Making errors easy to fix

As we start developing services to be hosted in a cloud like system, things change in how you manage your service. What happens when an error occur on a remote system? Can you log on to the system to collect all necessary information to correct the error in your development code? How will you notice when an error occur?

On a cloud based system you many times wont be able to log on to the remote server. Accessing the error logs might not be possible. You might not notice an error that occurs on a remote server because there is no monitoring setup.

Previously when an error occurred in the hosting environment we had to find out which server to log on to, and then dig through the different servers until we find the error in a log somewhere. This process might take minutes or hours, increasing the time it takes to fix the problem even when debugging.

In RemoteX Applications REST-service I recently added an endpoint where you directly in the API can access all errors that occurred in the service. The goal is to have an empty list, and having this endpoint makes it very easy to directly get information regarding what went wrong on the remote server.

In fact the endpoint was added in an effort to identify a service bug that occurred in our staging environment, but only occurred occasionally. I needed a log. The inspiration came from Google AppEngine where you in the Application Dashboard see which paths causes errors in the hosted application and how often.

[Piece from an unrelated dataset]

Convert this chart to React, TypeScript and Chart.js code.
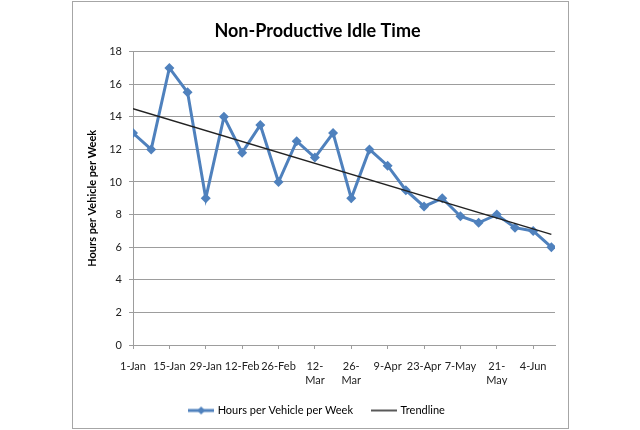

Now all we have to do is log into the API and ask it, what went wrong? It will tell us if anything has gone wrong, on which path and which HTTP verb was used. It will even give us a stack trace. Now some might say that you don’t want to display stack traces since it might give hints to how your application is designed. But in this case the benefit far outweighs the drawbacks. Remember the goal in the end is to have an empty error list.

The endpoint is implemented in such a way that we can ask the API “if has anything gone wrong since last we asked”? Which allows us to effectively build a monitoring service that will ask our installations every once in a while, “are you ok?”

Other solutions

There are other solutions to this which I do quite like as well. We have EQATEC Analytics which we at RemoteX use for our client applications. And there is Exceptioneer, which we have used for certain web-services in the past.

They both provide you with a way to collect errors and analyze them. Exceptioneer sends you an email when a new type of error occurs which is nice for monitoring purposes. However as far as I can tell none of them allow you to collect the raw data from a web-service. Something that could be quite useful if you want to combine the data with data from other services, or just create mash-up dashboards.

All this of course is to shorten the feedback loop should an error occur. It’s very useful during testing as well, since the applications will report any issues that occurred during testing helping to narrow down the root cause. With this in place you can focus more on code correction and delivery.